Although its probably not the easiest way to do it, I think I would go with the AA method for the saggy swap...keep my current steering column and cut off the worm gear:
6) Steering Conversions Jeeps prior to 1971 | Tech Vault | Advance Adapters
Looking under the jeep currently, I am not sure how much I have to modify to fit the Saggy steering shaft. The current Ross draglink is far enough 'inboard' of the driver side frame rail to go next to the block with the exhaust outside of it (which I like because it gives a bit more space from the fuel pump).
I think I can fit the saginaw steering shaft where the current ross draglink is, but probably have to raise the steering box end up and go through a portion of the front cross-member...Guessing I would also need some sort of double u-joint setup at the base of the column....
Looking forward to seeing how your PS comes together . My only advice is don't hook up the hoses backwards, bad things.... I'm told.
Like broken wrists.....I’m told.
Its going to be awhile...the jeep funds are depleted with the upholstery work and the rubicon prep (locker etc).
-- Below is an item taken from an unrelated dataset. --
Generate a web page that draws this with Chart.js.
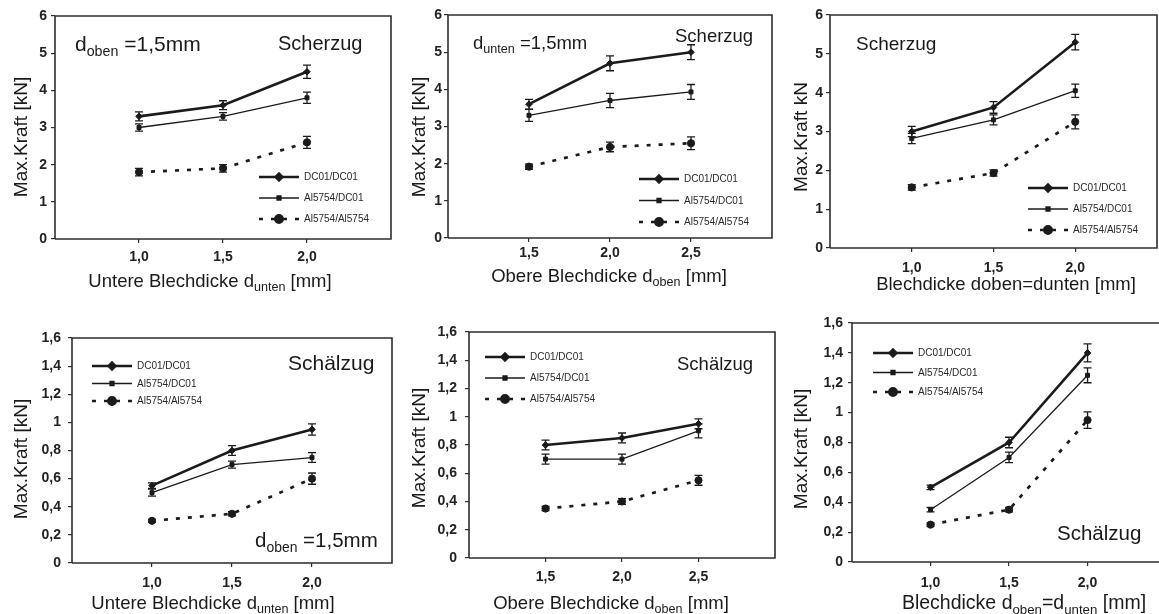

But kind of beginning the thinking aloud...maybe this winter if all goes well.
I've been thinking about welding the front and rear on my 3b junk. It's supposed to be a trail only rig but I've had other thoughts...
Fwiw the lunchbox lockers that were in the zuk survived my abuse and 35's. The steering (manual) wasn't bad either. Definitely better than a ross box imo.
There’s a third option...
Rebuilding An Old High School Friend!
My advice is don't overlook the simplicity of the stock intermediate setup. I know the early's have exhaust and crossmember issues to deal with, but I can't imagine a 304 intermediate has any more room between the exhaust manifold and the frame than a v6 early. Pick up a used late model xj steering shaft as they are almost the correct length or a length of DD stering shaft and play around with routing options.
I went this route to stay away from my frame mounted Master cylinder, and leave the front dump exhaust as is. I kept my stock column from the floor up also. Something to consider.
Here are some thoughts I'll drop on your garage floor - and I can help with some of it for you as well.
Seriously consider the D30 and Select-able locker up front. I love my setup and OX Lockers front and rear. You also usually get disc brake upgrades that way too. I liked the 25/27s I ran for years, but this was an excellent upgrade.
Yes, you can run Saginaw with stock Dauntless exhaust. Takes a bit of 'imagination' on running the shaft or hammer work on the tube. The best setup I did used a pillow block and worked real well.
You can start with a Manual Box and then upgrade to Power later - I have power boxes and manual installed. You simply build the mount to fit a power and install the manual as they use the same bolt patters. You just need to account for the bigger power box when you set them up.